Work instructions:
The required output is the exact run of lines from the line containing "Recreate this image as a Python" to the line containing "import seaborn as sns", inclusive, and nothing besides.

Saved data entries
--------------------------------
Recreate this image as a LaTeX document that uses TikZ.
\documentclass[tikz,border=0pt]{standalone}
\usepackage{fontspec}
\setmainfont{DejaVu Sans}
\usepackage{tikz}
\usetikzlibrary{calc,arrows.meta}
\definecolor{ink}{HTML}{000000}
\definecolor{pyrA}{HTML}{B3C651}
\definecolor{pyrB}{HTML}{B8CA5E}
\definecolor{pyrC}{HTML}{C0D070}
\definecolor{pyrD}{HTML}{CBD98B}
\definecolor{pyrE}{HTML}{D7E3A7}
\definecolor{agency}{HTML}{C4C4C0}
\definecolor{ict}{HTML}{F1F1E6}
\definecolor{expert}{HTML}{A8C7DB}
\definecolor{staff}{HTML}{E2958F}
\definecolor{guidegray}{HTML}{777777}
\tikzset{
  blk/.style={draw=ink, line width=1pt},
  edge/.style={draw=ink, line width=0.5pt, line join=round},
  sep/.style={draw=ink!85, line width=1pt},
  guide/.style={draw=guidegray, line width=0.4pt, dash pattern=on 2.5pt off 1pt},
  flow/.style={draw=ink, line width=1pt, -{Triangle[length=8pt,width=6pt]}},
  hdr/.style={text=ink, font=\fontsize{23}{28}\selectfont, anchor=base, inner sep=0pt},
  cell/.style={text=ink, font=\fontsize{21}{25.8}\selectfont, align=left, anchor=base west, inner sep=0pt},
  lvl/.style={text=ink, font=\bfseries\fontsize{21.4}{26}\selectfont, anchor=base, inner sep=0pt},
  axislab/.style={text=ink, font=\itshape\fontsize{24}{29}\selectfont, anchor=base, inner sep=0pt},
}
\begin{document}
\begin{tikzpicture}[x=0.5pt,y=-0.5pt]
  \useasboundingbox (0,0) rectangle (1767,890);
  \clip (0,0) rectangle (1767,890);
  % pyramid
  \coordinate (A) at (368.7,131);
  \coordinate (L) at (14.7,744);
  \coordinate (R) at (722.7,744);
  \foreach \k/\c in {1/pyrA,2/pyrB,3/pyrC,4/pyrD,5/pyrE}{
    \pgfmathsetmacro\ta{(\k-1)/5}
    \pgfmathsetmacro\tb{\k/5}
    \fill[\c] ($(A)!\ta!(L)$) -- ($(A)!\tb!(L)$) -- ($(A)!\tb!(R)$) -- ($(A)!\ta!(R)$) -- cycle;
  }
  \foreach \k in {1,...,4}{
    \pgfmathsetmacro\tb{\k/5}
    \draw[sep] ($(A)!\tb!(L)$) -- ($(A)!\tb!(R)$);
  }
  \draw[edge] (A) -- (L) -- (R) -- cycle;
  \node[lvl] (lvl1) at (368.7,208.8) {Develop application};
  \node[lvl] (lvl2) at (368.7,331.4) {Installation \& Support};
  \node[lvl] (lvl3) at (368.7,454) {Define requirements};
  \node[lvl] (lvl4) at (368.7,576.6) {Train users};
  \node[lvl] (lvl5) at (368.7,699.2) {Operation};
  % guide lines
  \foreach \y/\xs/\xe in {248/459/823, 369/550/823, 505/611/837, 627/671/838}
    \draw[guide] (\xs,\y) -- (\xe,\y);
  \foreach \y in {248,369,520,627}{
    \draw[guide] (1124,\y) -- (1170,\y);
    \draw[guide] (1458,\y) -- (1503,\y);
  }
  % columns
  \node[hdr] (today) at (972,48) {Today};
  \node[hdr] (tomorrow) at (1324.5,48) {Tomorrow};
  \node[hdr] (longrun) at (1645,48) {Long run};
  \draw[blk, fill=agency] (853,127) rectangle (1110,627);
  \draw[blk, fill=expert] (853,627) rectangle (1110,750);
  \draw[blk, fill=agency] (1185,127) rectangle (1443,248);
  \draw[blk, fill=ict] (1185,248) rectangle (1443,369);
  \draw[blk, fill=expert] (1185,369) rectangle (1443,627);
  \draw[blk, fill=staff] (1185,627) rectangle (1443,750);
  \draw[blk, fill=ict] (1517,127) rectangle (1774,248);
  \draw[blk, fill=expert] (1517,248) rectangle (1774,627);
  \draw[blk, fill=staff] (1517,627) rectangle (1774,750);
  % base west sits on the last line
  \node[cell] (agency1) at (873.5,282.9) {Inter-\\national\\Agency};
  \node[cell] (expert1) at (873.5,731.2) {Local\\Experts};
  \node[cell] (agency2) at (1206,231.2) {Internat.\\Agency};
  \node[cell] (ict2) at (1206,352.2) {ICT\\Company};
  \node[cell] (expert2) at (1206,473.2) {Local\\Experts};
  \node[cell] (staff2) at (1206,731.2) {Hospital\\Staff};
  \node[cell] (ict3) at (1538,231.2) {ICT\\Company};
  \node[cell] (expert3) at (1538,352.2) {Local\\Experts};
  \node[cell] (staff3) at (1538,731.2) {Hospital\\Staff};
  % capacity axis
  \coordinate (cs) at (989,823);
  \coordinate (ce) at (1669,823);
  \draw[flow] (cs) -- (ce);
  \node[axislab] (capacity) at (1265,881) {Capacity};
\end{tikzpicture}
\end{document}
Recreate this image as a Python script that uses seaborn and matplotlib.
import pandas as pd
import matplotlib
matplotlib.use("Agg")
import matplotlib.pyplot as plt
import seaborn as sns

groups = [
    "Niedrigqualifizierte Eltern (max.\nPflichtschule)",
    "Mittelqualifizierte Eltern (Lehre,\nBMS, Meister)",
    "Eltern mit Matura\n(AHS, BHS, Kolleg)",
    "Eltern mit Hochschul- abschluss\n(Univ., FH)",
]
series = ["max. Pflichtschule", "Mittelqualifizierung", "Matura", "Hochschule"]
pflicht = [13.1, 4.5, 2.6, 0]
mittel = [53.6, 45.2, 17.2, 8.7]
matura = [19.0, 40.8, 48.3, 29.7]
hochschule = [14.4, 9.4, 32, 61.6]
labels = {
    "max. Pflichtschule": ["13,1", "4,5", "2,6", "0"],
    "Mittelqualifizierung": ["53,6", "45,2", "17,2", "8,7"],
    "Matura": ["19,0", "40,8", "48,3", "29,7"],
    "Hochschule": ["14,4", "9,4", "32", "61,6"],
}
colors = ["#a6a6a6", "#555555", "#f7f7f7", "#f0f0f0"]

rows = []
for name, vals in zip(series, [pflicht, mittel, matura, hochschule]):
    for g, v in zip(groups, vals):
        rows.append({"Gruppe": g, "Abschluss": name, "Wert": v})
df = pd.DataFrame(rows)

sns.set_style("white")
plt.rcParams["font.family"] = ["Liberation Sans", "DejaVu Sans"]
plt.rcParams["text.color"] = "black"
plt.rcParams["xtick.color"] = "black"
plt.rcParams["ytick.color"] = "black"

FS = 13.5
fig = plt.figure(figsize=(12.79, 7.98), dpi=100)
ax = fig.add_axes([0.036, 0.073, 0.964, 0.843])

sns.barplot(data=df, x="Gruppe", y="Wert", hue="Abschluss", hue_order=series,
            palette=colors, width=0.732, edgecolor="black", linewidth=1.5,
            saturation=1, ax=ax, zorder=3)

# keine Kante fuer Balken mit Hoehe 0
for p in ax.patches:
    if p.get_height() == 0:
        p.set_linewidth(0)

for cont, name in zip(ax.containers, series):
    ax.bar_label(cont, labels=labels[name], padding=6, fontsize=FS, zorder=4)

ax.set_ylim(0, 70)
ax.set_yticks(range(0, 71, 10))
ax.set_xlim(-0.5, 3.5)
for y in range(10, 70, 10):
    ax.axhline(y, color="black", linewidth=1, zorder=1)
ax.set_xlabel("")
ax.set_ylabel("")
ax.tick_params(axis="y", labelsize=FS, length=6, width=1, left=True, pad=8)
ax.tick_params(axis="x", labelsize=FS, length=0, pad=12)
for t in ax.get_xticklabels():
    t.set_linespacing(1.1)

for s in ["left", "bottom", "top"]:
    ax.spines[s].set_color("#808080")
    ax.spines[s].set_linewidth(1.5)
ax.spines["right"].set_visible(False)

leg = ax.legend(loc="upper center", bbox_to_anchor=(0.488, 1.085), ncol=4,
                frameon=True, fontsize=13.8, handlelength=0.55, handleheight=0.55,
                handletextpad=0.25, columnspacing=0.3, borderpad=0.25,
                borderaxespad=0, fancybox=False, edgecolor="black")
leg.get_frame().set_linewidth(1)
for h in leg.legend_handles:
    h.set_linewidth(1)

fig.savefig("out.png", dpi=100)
--------------------------------
Solution below:
Recreate this image as a Python script that uses seaborn and matplotlib.
import pandas as pd
import matplotlib
matplotlib.use("Agg")
import matplotlib.pyplot as plt
import seaborn as sns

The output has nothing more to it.